● Prompt: Leave out any picture and return the remaining listing below exactly as given.
• • • • •
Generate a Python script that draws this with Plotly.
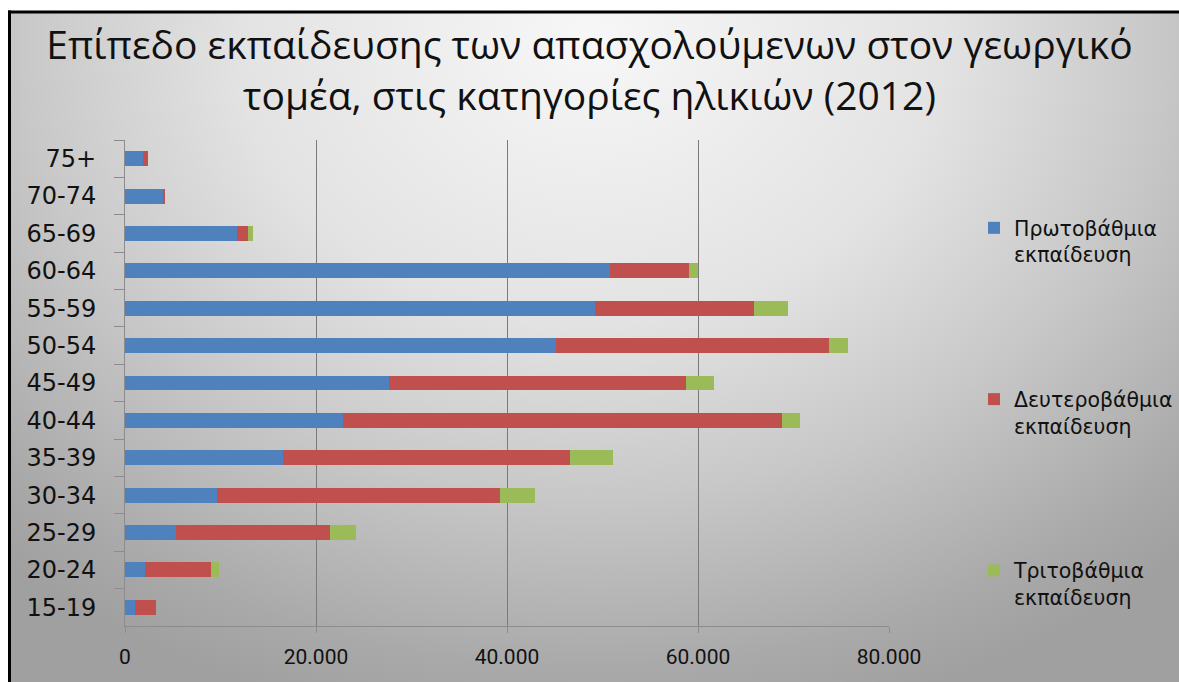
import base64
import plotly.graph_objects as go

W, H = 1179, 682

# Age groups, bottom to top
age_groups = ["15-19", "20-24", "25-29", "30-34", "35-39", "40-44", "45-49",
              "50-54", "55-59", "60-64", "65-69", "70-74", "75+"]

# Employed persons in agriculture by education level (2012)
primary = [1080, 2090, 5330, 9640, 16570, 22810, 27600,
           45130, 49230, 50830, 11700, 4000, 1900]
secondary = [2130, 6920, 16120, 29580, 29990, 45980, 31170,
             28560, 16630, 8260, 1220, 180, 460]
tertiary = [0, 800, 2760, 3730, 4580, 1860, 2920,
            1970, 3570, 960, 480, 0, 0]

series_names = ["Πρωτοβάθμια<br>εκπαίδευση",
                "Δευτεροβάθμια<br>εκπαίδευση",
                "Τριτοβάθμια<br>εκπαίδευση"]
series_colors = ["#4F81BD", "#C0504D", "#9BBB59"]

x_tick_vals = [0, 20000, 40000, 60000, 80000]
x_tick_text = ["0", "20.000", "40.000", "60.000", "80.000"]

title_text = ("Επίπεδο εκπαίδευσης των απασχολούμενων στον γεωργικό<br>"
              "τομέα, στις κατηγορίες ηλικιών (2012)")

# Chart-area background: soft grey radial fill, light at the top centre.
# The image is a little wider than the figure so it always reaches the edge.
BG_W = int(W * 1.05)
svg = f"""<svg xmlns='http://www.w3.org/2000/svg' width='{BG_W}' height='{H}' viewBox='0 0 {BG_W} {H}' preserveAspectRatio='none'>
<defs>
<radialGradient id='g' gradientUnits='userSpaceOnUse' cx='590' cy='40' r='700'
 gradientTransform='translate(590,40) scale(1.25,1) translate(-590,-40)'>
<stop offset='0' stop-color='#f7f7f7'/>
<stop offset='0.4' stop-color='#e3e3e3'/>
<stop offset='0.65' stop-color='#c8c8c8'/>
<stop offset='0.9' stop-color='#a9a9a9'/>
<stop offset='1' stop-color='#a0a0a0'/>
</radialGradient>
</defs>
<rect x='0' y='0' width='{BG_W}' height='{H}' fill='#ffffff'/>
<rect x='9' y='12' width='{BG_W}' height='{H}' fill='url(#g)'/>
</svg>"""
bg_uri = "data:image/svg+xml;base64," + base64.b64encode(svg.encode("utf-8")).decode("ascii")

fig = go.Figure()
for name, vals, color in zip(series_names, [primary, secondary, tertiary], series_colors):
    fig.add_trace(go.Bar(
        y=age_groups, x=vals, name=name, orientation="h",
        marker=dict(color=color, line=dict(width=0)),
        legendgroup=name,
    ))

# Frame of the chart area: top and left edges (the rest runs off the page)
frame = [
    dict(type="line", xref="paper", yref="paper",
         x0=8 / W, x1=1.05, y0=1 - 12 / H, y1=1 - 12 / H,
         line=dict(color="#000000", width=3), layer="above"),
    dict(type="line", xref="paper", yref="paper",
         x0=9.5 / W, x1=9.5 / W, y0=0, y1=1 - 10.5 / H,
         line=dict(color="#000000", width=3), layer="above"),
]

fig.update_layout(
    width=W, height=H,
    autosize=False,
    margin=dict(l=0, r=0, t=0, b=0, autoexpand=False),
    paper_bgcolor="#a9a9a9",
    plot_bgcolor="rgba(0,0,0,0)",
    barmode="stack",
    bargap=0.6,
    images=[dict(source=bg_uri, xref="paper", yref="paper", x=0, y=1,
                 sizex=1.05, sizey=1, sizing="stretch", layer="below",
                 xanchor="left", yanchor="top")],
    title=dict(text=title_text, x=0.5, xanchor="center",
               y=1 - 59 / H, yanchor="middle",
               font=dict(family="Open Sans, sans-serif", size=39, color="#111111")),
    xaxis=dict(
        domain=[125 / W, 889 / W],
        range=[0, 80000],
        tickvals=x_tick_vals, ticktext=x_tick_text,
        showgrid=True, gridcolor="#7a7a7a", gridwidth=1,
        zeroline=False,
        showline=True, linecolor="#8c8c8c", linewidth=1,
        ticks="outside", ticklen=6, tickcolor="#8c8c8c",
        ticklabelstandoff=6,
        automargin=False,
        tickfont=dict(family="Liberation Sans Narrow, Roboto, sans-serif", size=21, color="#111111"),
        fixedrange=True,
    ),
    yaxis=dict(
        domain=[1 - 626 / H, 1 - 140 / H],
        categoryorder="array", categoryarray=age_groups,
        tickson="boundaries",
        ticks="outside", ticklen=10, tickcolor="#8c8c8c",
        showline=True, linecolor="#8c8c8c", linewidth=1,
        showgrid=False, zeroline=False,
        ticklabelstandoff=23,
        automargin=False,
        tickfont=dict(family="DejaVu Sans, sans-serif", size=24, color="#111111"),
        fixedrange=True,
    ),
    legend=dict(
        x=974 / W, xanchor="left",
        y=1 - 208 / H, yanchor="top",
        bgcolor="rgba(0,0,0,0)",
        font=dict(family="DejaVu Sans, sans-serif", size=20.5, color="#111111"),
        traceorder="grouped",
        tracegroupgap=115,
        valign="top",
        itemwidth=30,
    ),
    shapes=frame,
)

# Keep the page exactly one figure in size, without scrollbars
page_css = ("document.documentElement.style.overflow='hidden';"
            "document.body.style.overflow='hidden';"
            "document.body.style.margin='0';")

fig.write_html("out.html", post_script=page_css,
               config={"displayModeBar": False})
• • • • •
● Response:
Generate a Python script that draws this with Plotly.
import base64
import plotly.graph_objects as go

W, H = 1179, 682

# Age groups, bottom to top
age_groups = ["15-19", "20-24", "25-29", "30-34", "35-39", "40-44", "45-49",
              "50-54", "55-59", "60-64", "65-69", "70-74", "75+"]

# Employed persons in agriculture by education level (2012)
primary = [1080, 2090, 5330, 9640, 16570, 22810, 27600,
           45130, 49230, 50830, 11700, 4000, 1900]
secondary = [2130, 6920, 16120, 29580, 29990, 45980, 31170,
             28560, 16630, 8260, 1220, 180, 460]
tertiary = [0, 800, 2760, 3730, 4580, 1860, 2920,
            1970, 3570, 960, 480, 0, 0]

series_names = ["Πρωτοβάθμια<br>εκπαίδευση",
                "Δευτεροβάθμια<br>εκπαίδευση",
                "Τριτοβάθμια<br>εκπαίδευση"]
series_colors = ["#4F81BD", "#C0504D", "#9BBB59"]

x_tick_vals = [0, 20000, 40000, 60000, 80000]
x_tick_text = ["0", "20.000", "40.000", "60.000", "80.000"]

title_text = ("Επίπεδο εκπαίδευσης των απασχολούμενων στον γεωργικό<br>"
              "τομέα, στις κατηγορίες ηλικιών (2012)")

# Chart-area background: soft grey radial fill, light at the top centre.
# The image is a little wider than the figure so it always reaches the edge.
BG_W = int(W * 1.05)
svg = f"""<svg xmlns='http://www.w3.org/2000/svg' width='{BG_W}' height='{H}' viewBox='0 0 {BG_W} {H}' preserveAspectRatio='none'>
<defs>
<radialGradient id='g' gradientUnits='userSpaceOnUse' cx='590' cy='40' r='700'
 gradientTransform='translate(590,40) scale(1.25,1) translate(-590,-40)'>
<stop offset='0' stop-color='#f7f7f7'/>
<stop offset='0.4' stop-color='#e3e3e3'/>
<stop offset='0.65' stop-color='#c8c8c8'/>
<stop offset='0.9' stop-color='#a9a9a9'/>
<stop offset='1' stop-color='#a0a0a0'/>
</radialGradient>
</defs>
<rect x='0' y='0' width='{BG_W}' height='{H}' fill='#ffffff'/>
<rect x='9' y='12' width='{BG_W}' height='{H}' fill='url(#g)'/>
</svg>"""
bg_uri = "data:image/svg+xml;base64," + base64.b64encode(svg.encode("utf-8")).decode("ascii")

fig = go.Figure()
for name, vals, color in zip(series_names, [primary, secondary, tertiary], series_colors):
    fig.add_trace(go.Bar(
        y=age_groups, x=vals, name=name, orientation="h",
        marker=dict(color=color, line=dict(width=0)),
        legendgroup=name,
    ))

# Frame of the chart area: top and left edges (the rest runs off the page)
frame = [
    dict(type="line", xref="paper", yref="paper",
         x0=8 / W, x1=1.05, y0=1 - 12 / H, y1=1 - 12 / H,
         line=dict(color="#000000", width=3), layer="above"),
    dict(type="line", xref="paper", yref="paper",
         x0=9.5 / W, x1=9.5 / W, y0=0, y1=1 - 10.5 / H,
         line=dict(color="#000000", width=3), layer="above"),
]

fig.update_layout(
    width=W, height=H,
    autosize=False,
    margin=dict(l=0, r=0, t=0, b=0, autoexpand=False),
    paper_bgcolor="#a9a9a9",
    plot_bgcolor="rgba(0,0,0,0)",
    barmode="stack",
    bargap=0.6,
    images=[dict(source=bg_uri, xref="paper", yref="paper", x=0, y=1,
                 sizex=1.05, sizey=1, sizing="stretch", layer="below",
                 xanchor="left", yanchor="top")],
    title=dict(text=title_text, x=0.5, xanchor="center",
               y=1 - 59 / H, yanchor="middle",
               font=dict(family="Open Sans, sans-serif", size=39, color="#111111")),
    xaxis=dict(
        domain=[125 / W, 889 / W],
        range=[0, 80000],
        tickvals=x_tick_vals, ticktext=x_tick_text,
        showgrid=True, gridcolor="#7a7a7a", gridwidth=1,
        zeroline=False,
        showline=True, linecolor="#8c8c8c", linewidth=1,
        ticks="outside", ticklen=6, tickcolor="#8c8c8c",
        ticklabelstandoff=6,
        automargin=False,
        tickfont=dict(family="Liberation Sans Narrow, Roboto, sans-serif", size=21, color="#111111"),
        fixedrange=True,
    ),
    yaxis=dict(
        domain=[1 - 626 / H, 1 - 140 / H],
        categoryorder="array", categoryarray=age_groups,
        tickson="boundaries",
        ticks="outside", ticklen=10, tickcolor="#8c8c8c",
        showline=True, linecolor="#8c8c8c", linewidth=1,
        showgrid=False, zeroline=False,
        ticklabelstandoff=23,
        automargin=False,
        tickfont=dict(family="DejaVu Sans, sans-serif", size=24, color="#111111"),
        fixedrange=True,
    ),
    legend=dict(
        x=974 / W, xanchor="left",
        y=1 - 208 / H, yanchor="top",
        bgcolor="rgba(0,0,0,0)",
        font=dict(family="DejaVu Sans, sans-serif", size=20.5, color="#111111"),
        traceorder="grouped",
        tracegroupgap=115,
        valign="top",
        itemwidth=30,
    ),
    shapes=frame,
)

# Keep the page exactly one figure in size, without scrollbars
page_css = ("document.documentElement.style.overflow='hidden';"
            "document.body.style.overflow='hidden';"
            "document.body.style.margin='0';")

fig.write_html("out.html", post_script=page_css,
               config={"displayModeBar": False})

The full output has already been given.